Closed yuminnko closed 6 months ago
Hi @yuminnko.
As mentioned in the paper, the statistics on WebVid represent the L1 distance between each frame and the conditional frame in the HSV color space.
In practice, statistics have the shape of [frame_nums, 2], which contains the frame-wise minimum and maximum distances from WebVid.
You can use this function on the WebVid to get statistics.
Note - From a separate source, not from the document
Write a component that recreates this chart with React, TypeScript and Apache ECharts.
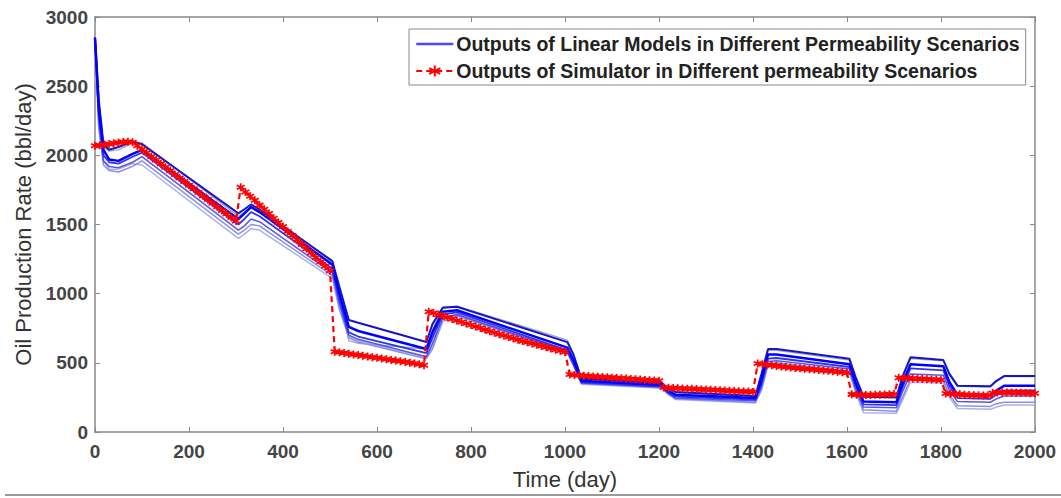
import React, { useEffect, useRef } from "react";
import * as echarts from "echarts";

// Simulator output sampled every 10 days (0..2000)
const simDays: number[] = Array.from({ length: 201 }, (_, i) => i * 10);
const simRate: number[] = [
  // 0..300
  2070, 2072, 2078, 2082, 2088, 2092, 2096, 2098, 2095, 2070, 2044, 2018, 1992, 1966, 1940, 1914,
  1888, 1862, 1836, 1810, 1784, 1758, 1732, 1706, 1680, 1654, 1628, 1602, 1576, 1550, 1525,
  // 310..500
  1770, 1735, 1705, 1675, 1640, 1610, 1580, 1545, 1515, 1485, 1450, 1420, 1390, 1355, 1325, 1295,
  1260, 1230, 1200, 1165,
  // 510..700
  580, 576, 571, 566, 561, 556, 551, 546, 541, 536, 531, 526, 521, 516, 511, 506, 500, 495, 489, 482,
  // 710..1000
  870, 860, 850, 839, 828, 817, 806, 795, 784, 773, 762, 751, 740, 729, 718, 707, 697, 687, 677, 667,
  657, 648, 639, 630, 621, 612, 603, 595, 587, 578,
  // 1010..1200
  415, 412, 410, 407, 405, 402, 400, 397, 395, 393, 390, 388, 386, 383, 381, 379, 376, 374, 372, 370,
  // 1210..1400
  322, 320, 318, 317, 315, 313, 312, 310, 308, 307, 305, 303, 302, 300, 298, 297, 295, 293, 292, 290,
  // 1410..1600
  495, 490, 486, 482, 478, 474, 470, 467, 463, 460, 457, 454, 451, 448, 445, 442, 439, 436, 432, 428,
  // 1610..1700
  272, 270, 269, 268, 268, 269, 270, 271, 272, 274,
  // 1710..1800
  392, 390, 388, 387, 385, 383, 382, 380, 378, 376,
  // 1810..1900
  278, 276, 274, 272, 270, 268, 266, 265, 264, 263,
  // 1910..2000
  282, 285, 286, 286, 285, 284, 283, 282, 281, 280,
];

// Linear-model outputs, key days shared by all scenarios
const modelDays: number[] = [
  0, 8, 18, 30, 50, 80, 100, 305, 318, 332, 350, 505, 520, 540, 560, 705, 718, 740, 770, 1005, 1018,
  1035, 1205, 1218, 1235, 1405, 1418, 1432, 1450, 1605, 1618, 1635, 1705, 1718, 1735, 1805, 1818,
  1835, 1905, 1918, 1935, 2000,
];
const modelA: number[] = [
  2850, 2400, 2080, 2040, 2060, 2100, 2080, 1580, 1610, 1645, 1610, 1235, 1050, 810, 790, 650, 780,
  900, 905, 650, 560, 385, 355, 320, 290, 260, 420, 600, 600, 530, 400, 255, 250, 400, 540, 520, 420,
  335, 330, 370, 405, 405,
];
const modelB: number[] = [
  2850, 2350, 2040, 1970, 1960, 2010, 2040, 1540, 1580, 1625, 1590, 1210, 1000, 760, 730, 600, 720,
  870, 880, 610, 520, 370, 340, 300, 270, 245, 380, 560, 560, 490, 360, 220, 215, 350, 490, 475, 360,
  270, 265, 300, 335, 335,
];
const modelC: number[] = [
  2850, 2300, 2000, 1950, 1940, 1990, 2020, 1500, 1540, 1590, 1560, 1180, 960, 720, 690, 570, 680,
  850, 865, 590, 500, 360, 330, 290, 255, 235, 350, 530, 535, 470, 340, 200, 195, 320, 460, 445, 330,
  245, 240, 270, 300, 300,
];
const modelD: number[] = [
  2850, 2250, 1960, 1920, 1910, 1950, 1990, 1460, 1490, 1540, 1520, 1150, 930, 700, 670, 545, 640,
  830, 850, 580, 490, 355, 325, 285, 245, 225, 330, 510, 515, 455, 320, 180, 175, 290, 420, 410, 300,
  220, 215, 240, 260, 260,
];
const modelE: number[] = [
  2850, 2200, 1930, 1890, 1880, 1920, 1960, 1430, 1460, 1500, 1490, 1130, 900, 680, 650, 530, 600,
  800, 840, 570, 480, 350, 320, 280, 240, 215, 310, 490, 500, 440, 300, 160, 150, 250, 380, 375, 270,
  190, 185, 205, 215, 215,
];
const modelF: number[] = [
  2850, 2200, 1960, 1900, 1900, 1940, 1930, 1400, 1430, 1470, 1460, 1110, 880, 690, 660, 540, 620,
  820, 850, 575, 485, 345, 318, 275, 235, 210, 300, 480, 490, 430, 290, 140, 135, 230, 360, 355, 250,
  170, 165, 180, 195, 195,
];
const modelG: number[] = [
  2850, 2350, 2060, 2030, 2040, 2090, 2090, 1560, 1590, 1630, 1600, 1240, 1000, 660, 640, 600, 740,
  890, 910, 665, 560, 390, 360, 320, 285, 255, 410, 590, 590, 520, 390, 260, 255, 390, 530, 515, 410,
  330, 325, 365, 400, 400,
];

const xTicks: number[] = [0, 200, 400, 600, 800, 1000, 1200, 1400, 1600, 1800, 2000];
const yTicks: number[] = [0, 500, 1000, 1500, 2000, 2500, 3000];

const LIN_NAME = "Outputs of Linear Models in Different Permeability Scenarios";
const SIM_NAME = "Outputs of Simulator in Different permeability Scenarios";
const FONT = "'Liberation Sans', Arial, sans-serif";
const STAR = "path://M5,0L5,10M0.67,2.5L9.33,7.5M0.67,7.5L9.33,2.5";

const pair = (xs: number[], ys: number[]) => xs.map((x, i) => [x, ys[i]]);

export default function App() {
  const ref = useRef<HTMLDivElement>(null);
  useEffect(() => {
    document.body.style.margin = "0";
    const chart = echarts.init(ref.current!, undefined, { renderer: "svg" });
    const blue = (name: string, ys: number[], color: string, width: number) => ({
      name,
      type: "line",
      data: pair(modelDays, ys),
      symbol: "none",
      lineStyle: { color, width },
      itemStyle: { color },
      z: 2,
    });
    const tickLabel = { fontFamily: FONT, fontWeight: "bold", fontSize: 19, color: "#444" };
    chart.setOption({
      animation: false,
      backgroundColor: "#ffffff",
      grid: { left: 95, right: 26, top: 17, bottom: 66 },
      legend: {
        data: [
          {
            name: LIN_NAME,
            itemStyle: { color: "rgba(0,0,0,0)", borderColor: "rgba(0,0,0,0)", borderWidth: 0, opacity: 0 },
            lineStyle: { color: "#4a4aff", width: 2.5, opacity: 1 },
          },
          { name: SIM_NAME },
        ],
        orient: "vertical",
        left: 409,
        top: 29,
        itemWidth: 37,
        itemHeight: 14,
        itemGap: 7,
        padding: [5, 6, 4, 6],
        backgroundColor: "#ffffff",
        borderColor: "#888",
        borderWidth: 1,
        borderRadius: 0,
        textStyle: { fontFamily: FONT, fontWeight: "bold", fontSize: 19.5, color: "#222", padding: [0, 0, 0, -2] },
      },
      xAxis: [
        {
          type: "value",
          min: 0,
          max: 2000,
          interval: 200,
          name: "Time (day)",
          nameLocation: "middle",
          nameGap: 36,
          nameTextStyle: { fontFamily: FONT, fontSize: 22, color: "#333" },
          axisLine: { onZero: false, lineStyle: { color: "#888", width: 1.5 } },
          axisTick: { inside: true, length: 5, lineStyle: { color: "#888" } },
          axisLabel: { ...tickLabel, margin: 10, formatter: (v: number) => (xTicks.includes(v) ? String(v) : "") },
          splitLine: { show: false },
        },
        {
          type: "value",
          position: "top",
          min: 0,
          max: 2000,
          interval: 200,
          axisLine: { onZero: false, lineStyle: { color: "#888", width: 1.5 } },
          axisTick: { inside: true, length: 5, lineStyle: { color: "#888" } },
          axisLabel: { show: false },
          splitLine: { show: false },
        },
      ],
      yAxis: [
        {
          type: "value",
          min: 0,
          max: 3000,
          interval: 500,
          name: "Oil Production Rate (bbl/day)",
          nameLocation: "middle",
          nameGap: 58,
          nameTextStyle: { fontFamily: FONT, fontSize: 22, color: "#333" },
          axisLine: { show: true, onZero: false, lineStyle: { color: "#888", width: 1.5 } },
          axisTick: { show: true, inside: true, length: 5, lineStyle: { color: "#888" } },
          axisLabel: { ...tickLabel, margin: 7, formatter: (v: number) => (yTicks.includes(v) ? String(v) : "") },
          splitLine: { show: false },
        },
        {
          type: "value",
          position: "right",
          min: 0,
          max: 3000,
          interval: 500,
          axisLine: { show: true, onZero: false, lineStyle: { color: "#888", width: 1.5 } },
          axisTick: { show: true, inside: true, length: 5, lineStyle: { color: "#888" } },
          axisLabel: { show: false },
          splitLine: { show: false },
        },
      ],
      series: [
        blue("lin-f", modelF, "rgba(160,170,235,0.9)", 1.5),
        blue("lin-e", modelE, "rgba(130,130,230,0.9)", 1.5),
        blue("lin-g", modelG, "rgba(150,155,185,0.9)", 1.3),
        blue("lin-d", modelD, "rgba(70,70,225,0.9)", 1.5),
        blue("lin-c", modelC, "rgba(40,40,235,0.95)", 1.8),
        blue("lin-a", modelA, "#1515c8", 2),
        blue(LIN_NAME, modelB, "#0000ff", 2.5),
        {
          name: SIM_NAME,
          type: "line",
          data: pair(simDays, simRate),
          symbol: STAR,
          symbolSize: 8,
          showSymbol: true,
          lineStyle: { color: "#ff0000", width: 2.2, type: [6, 4] },
          itemStyle: { color: "#ff0000", borderColor: "#ff0000", borderWidth: 1.7 },
          z: 3,
        },
      ],
      graphic: [
        {
          type: "line",
          shape: { x1: 5, y1: 495, x2: 1061, y2: 495 },
          style: { stroke: "#9a9a9a", lineWidth: 2 },
        },
      ],
    });
    return () => chart.dispose();
  }, []);
  return <div ref={ref} style={{ position: "fixed", left: 0, top: 0, width: 1061, height: 498 }} />;
}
Hi, @ymzhang0319 Thanks for the answer.
But, I'm still curious about the statistics. For the shape of statistics to satisfy [frame_nums, 2], is it same [min, max] value repeated for number of video length?
@yuminnko
It's not repeat. Through computation, each frame has a different distance statistic with condition frame.
@ymzhang0319
How can each frame has a different maximum and minimum value? I thought the minimum and maximum value represents min / max from L1 distances between each frame and the conditional frame.
@yuminnko
The maximum and minimum are relative to all videos in webvid. (e. g. Videos with large variations have more distance per frame.)
Thanks !
https://github.com/open-mmlab/PIA/blob/main/animatediff/utils/util.py#L262
Hi, Thanks for the work ! How can I get any information about the 'statistics' used in function 'prepare_mask_coef_by_score'? I only found this sentence in the paper.
can you provide some more details about statistics?